A new mouse study suggests that a class of drugs approved to treat leukemia and epilepsy also may be effective against kidney stones, researchers at Washington University School of Medicine in St. Louis report.
The drugs are histone deacetylase inhibitors, or HDAC inhibitors. The researchers found that two of them —Vorinostat and trichostatin A— lower levels of calcium and magnesium in the urine. Both calcium and magnesium are key components of kidney stones.
The research is available online in the July 30 issue of the Journal of the American Society of Nephrology. http://jasn.asnjournals.org/
“We’re hopeful this class of drugs can dissolve kidney stones because its effects on reducing calcium and magnesium are exclusive to kidney cells,” said senior author Jianghui Hou, PhD, assistant professor of medicine. “In the mice, we achieved dramatic effects at a fraction of the dosage used to treat leukemia and without significant side effects.”

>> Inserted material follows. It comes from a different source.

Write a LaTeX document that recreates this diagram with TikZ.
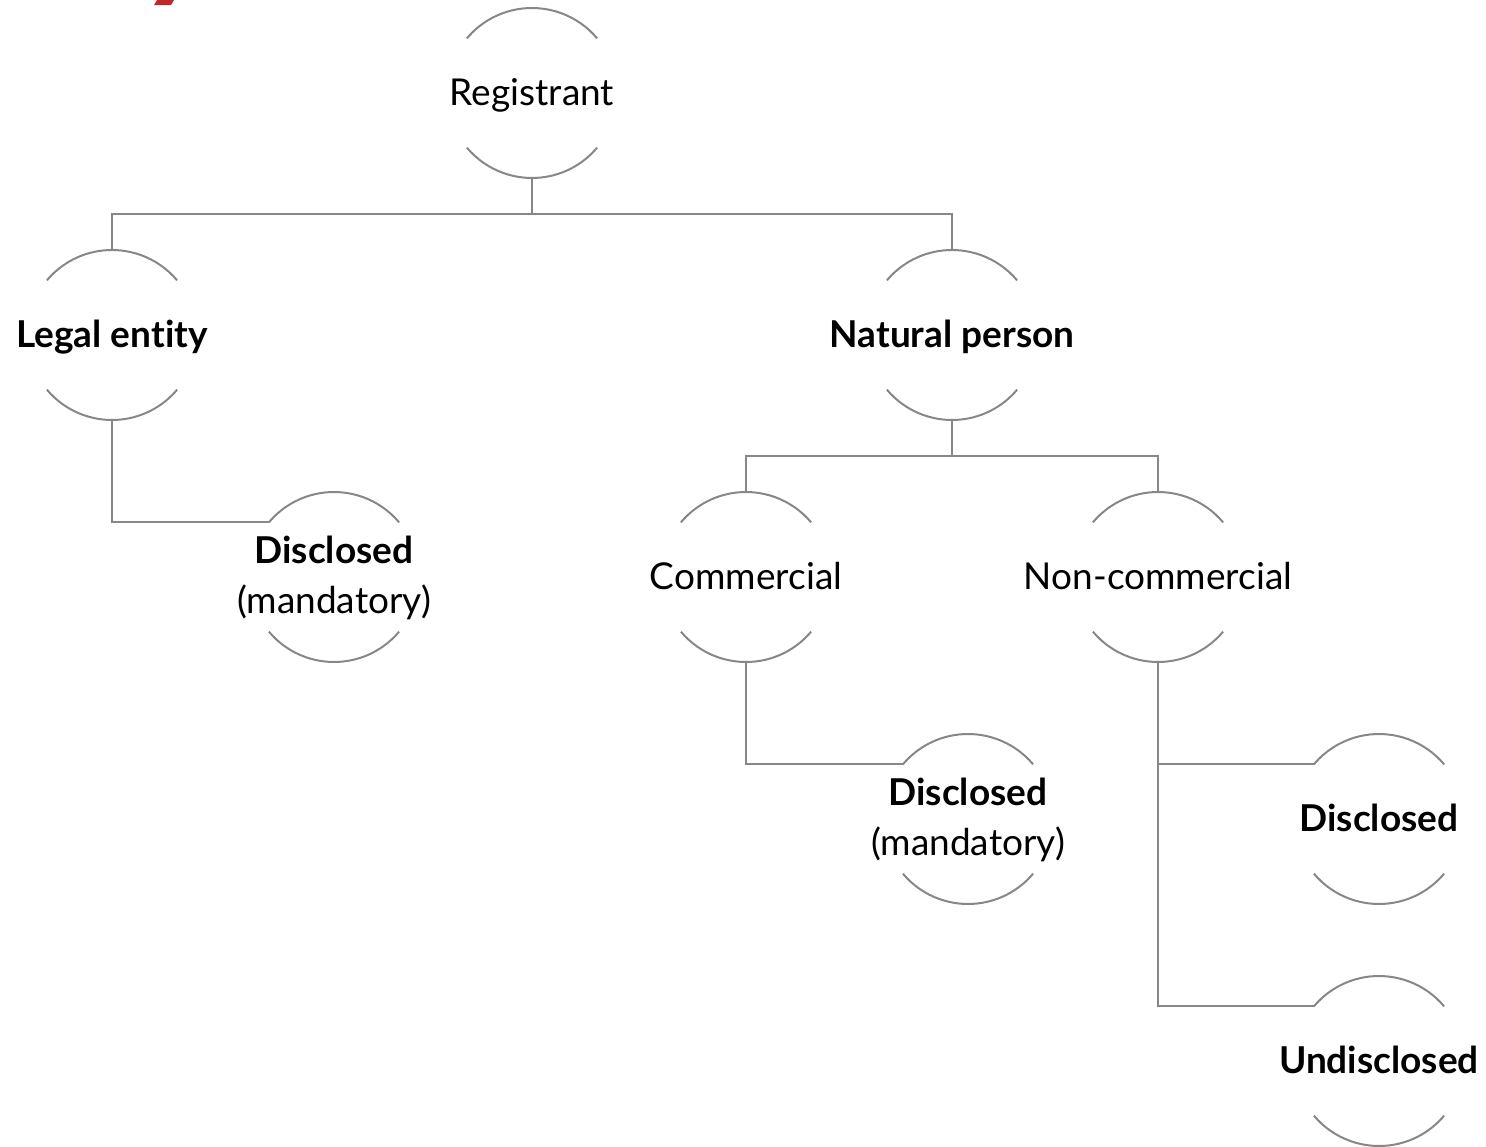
\documentclass[tikz,border=0pt]{standalone}
\usepackage{fontspec}
\setmainfont[Ligatures=NoCommon]{Lato}
\definecolor{linegray}{RGB}{135,135,135}
\definecolor{markred}{RGB}{196,38,46}
\newcommand\halfarcs[1]{%
  \draw[ln] ([shift={(40:85pt)}]#1.center) arc[start angle=40,end angle=140,radius=85pt];
  \draw[ln] ([shift={(220:85pt)}]#1.center) arc[start angle=220,end angle=320,radius=85pt];}
\begin{document}
\begin{tikzpicture}[x=1pt,y=1pt,
  ln/.style={draw=linegray,line width=2pt},
  hub/.style={circle,minimum size=170pt,inner sep=0pt,outer sep=0pt},
  lbl/.style={inner sep=0pt,anchor=base,font=\fontsize{37}{44}\selectfont,text=black},
  bl/.style={lbl,font=\fontsize{37}{44}\selectfont\bfseries}]
\useasboundingbox (0,0) rectangle (1486,-1146);
\fill[markred] (154,-5) -- (157,0) -- (174,0) -- (171,-5) -- cycle;

% hubs
\node[hub] (reg)   at (532,-93)   {};
\node[hub] (legal) at (112,-335)  {};
\node[hub] (nat)   at (952,-335)  {};
\node[hub] (dl)    at (334,-577)  {};
\node[hub] (com)   at (746,-577)  {};
\node[hub] (nonc)  at (1158,-577) {};
\node[hub] (dm)    at (968,-819)  {};
\node[hub] (dr)    at (1379,-819) {};
\node[hub] (und)   at (1379,-1061){};

\foreach \n in {reg,legal,nat,dl,com,nonc,dm,dr,und}{\halfarcs{\n}}

% labels
\node[lbl] (reg-t)   at ([yshift=-12pt]reg.center)   {Registrant};
\node[bl]  (legal-t) at ([yshift=-12pt]legal.center) {Legal entity};
\node[bl]  (nat-t)   at ([yshift=-12pt]nat.center)   {Natural person};
\node[bl]  (dl-t)    at ([yshift=14pt]dl.center)     {Disclosed};
\node[lbl] (dl-m)    at ([yshift=-36pt]dl.center)    {(mandatory)};
\node[lbl] (com-t)   at ([yshift=-12pt]com.center)   {Commercial};
\node[lbl] (nonc-t)  at ([yshift=-12pt]nonc.center)  {Non-commercial};
\node[bl]  (dm-t)    at ([yshift=14pt]dm.center)     {Disclosed};
\node[lbl] (dm-m)    at ([yshift=-36pt]dm.center)    {(mandatory)};
\node[bl]  (dr-t)    at ([yshift=-12pt]dr.center)    {Disclosed};
\node[bl]  (und-t)   at ([yshift=-12pt]und.center)   {Undisclosed};

% connectors
\draw[ln] (reg.south) -- ++(0,-36) coordinate (j1);
\draw[ln] (legal.north) |- (j1) -| (nat.north);
\draw[ln] (nat.south) -- ++(0,-36) coordinate (j2);
\draw[ln] (com.north) |- (j2) -| (nonc.north);
\draw[ln] (legal.south) |- (dl.140);
\draw[ln] (com.south) |- (dm.140);
\draw[ln] (nonc.south) |- (und.140);
\draw[ln] (nonc.south |- dr.140) -- (dr.140);
\end{tikzpicture}
\end{document}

Most kidney stones form when the urine becomes too concentrated, allowing calcium and magnesium to crystallize and stick together. Intense pain develops when stones get stuck in the urinary tract and block the flow of urine.
Diet can play a role in the condition. Not drinking enough water or eating a diet with too much salt, which promotes calcium to be released into the urine, increases the risk of stones. Some people also are genetically prone to developing kidney stones, and they naturally release too much calcium into the urine.
Typically, doctors recommend drinking lots of water to help pass kidney stones from the body. Thiazide, a type of drug used to treat high blood pressure, sometimes is prescribed to treat the stones because it reduces calcium in the urine. But the drug also increases magnesium in urine, countering its effectiveness against kidney stones.
In the new study, Hou and his colleagues showed that Vorinostat, approved to treat leukemia and epilepsy, and trichostatin A, an antifungal drug, mimic a natural process in the kidney that reabsorbs calcium and magnesium into the urine.
Kidneys, in addition to filtering waste from the blood into the urine, also play an essential role in reclaiming minerals that the body needs to carry out basic functions of life. Normally, some calcium and magnesium in the blood are filtered into the urine and then reabsorbed back into the blood, depending on the body’s need for these essential minerals.
Hou’s earlier work showed this process is heavily dependent on the activity of a gene called claudin-14. When the activity of claudin-14 is idled, the kidney’s filtering system works like it’s supposed to. But when the gene is activated, calcium and magnesium are blocked from re-entering the blood.
The gene’s expression is controlled by two snippets of RNA, a sister molecule of DNA, Hou’s previous research has shown.
As part of the new study, Hou and his colleagues found that Vorinostat and trichostatin A do not act directly on the claudin-14 but mimic these so-called micro-RNA molecules, keeping the activity of the gene in check. That the drugs can modify the activity of micro-RNAs make them attractive as potential treatments for kidney stones.
In the mice, small doses of Vorinostat, for example, reduced calcium levels in the urine by more than 50 percent and magnesium levels by more than 40 percent. Similar results were noted for trichostatin A.
“Kidney cells were very sensitive to the drug,” Hou said. “We used one-twentieth of the dose typically used in humans and achieved significant results. We now want to test the drug in clinical trials for patients with kidney stones.”
Mice don’t develop kidney stones, so it will be important to test the drugs against kidney stones in patients, but the current study provides proof of principle that HDAC inhibitors regulate the same pathway that leads to kidney stones, he said.